Edward finally screamed, a loud wail of despair and pain. It seemed to break the spell because he could finally stand up. But he fell heavily to his knees after just one step. The entire room seemed to be shouting at him and it made him frantic with terror. Since he couldn't walk, he crawled to the door as fast as he could. He was panting like an overworked steam engine pulling a large train up a steep hill. The air had become hot and thick and breathing was difficult. Edward reached up and grasped the door knob, then tried to turn it, but it wouldn't budge. He pulled himself up and tried again, but the door was well and truly locked.
Edward tugged widly at it. "Please! Let me out, please!"
He let go of the knob with one hand so he could pound on the door. That proved to be a mistake as his knees buckled and he fell back to the floor. Then, a new horror made itself known.
A grand piano was on the other side of the room, its closed lid covered with a colorful fringed shawl decorated with embroidered roses. Over the shawl, the top of the piano was crowded with framed photographs, stuffed birds and animals in glass cases, and a heavy glass vase of red roses. The keys were covered, but now the cover slid slowly back and the piano began to play, the keys depressing as if touched by invisible fingers. Edward recongnized the tune instantly.
Chopin.
The Death March.
Pray for the dead and the dead will pray for you.

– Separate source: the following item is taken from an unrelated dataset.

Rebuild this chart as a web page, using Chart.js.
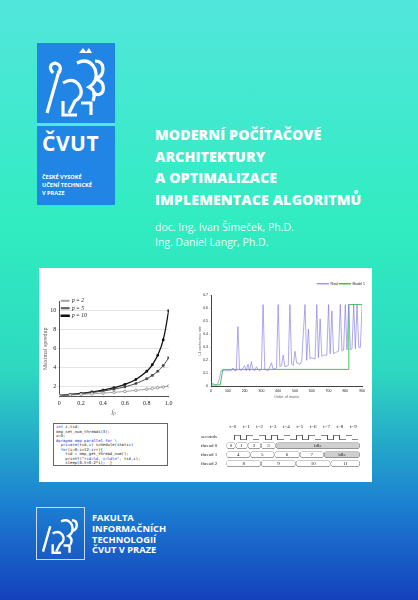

The playing was soft at first, then louder and louder, and then the piano began to move in his direction. The vase of flowers fell off first, the glass shattering with a tremendous crash.
The photographs toppled over next, and finally the glass cases of stuffed creatures. They screeched with a terrible sound as the wheels of the piano crushed them. The Death March repeated the same motif faster and faster, the sound punctuated by smashing glass and breaking wood as the piano plowed into the delicate tables that made the parlor an obstacle course.
"No." Edward breathed in disbelief, unable to believe his eyes. "No! This can't be happening!"
The words barely left his lips before the sofa also began to move. First one end swung around until the entire piece of furniture faced him, then it pushed ponderously forward, rucking up the faded woolen carpet.
"No! NO! NO! Edward closed his eyes again and screamed. "Please, stop it! STOP!"
It was a toss-up as to wether the piano or the sofa would get to him first. The figures in the photographs were still shouting at the top of their voices, "MURDERER!!"
Edward was openly crying, fat tears leaked under his hands and rolled down his cheeks along with the sweat and dripped like a waterfall off his chin. "STOP IT, PLEASE! I didn't want to kill them! I - don't want to hurt anyone!"
"I - I'm...sorry!"
The cacophony stopped.
A key rattled in the lock and the door opened, letting in a welcome gust of cool air. A soft voice asked, "What's all this noise about? I came as quickly as I could."
Edward opened his eyes. The parlor was as it had been when he first entered. All the furniture was in place, nothing was broken and the bridal couple stared blandly out of the portrait frame.
This was all too much for Edward, and he passed out.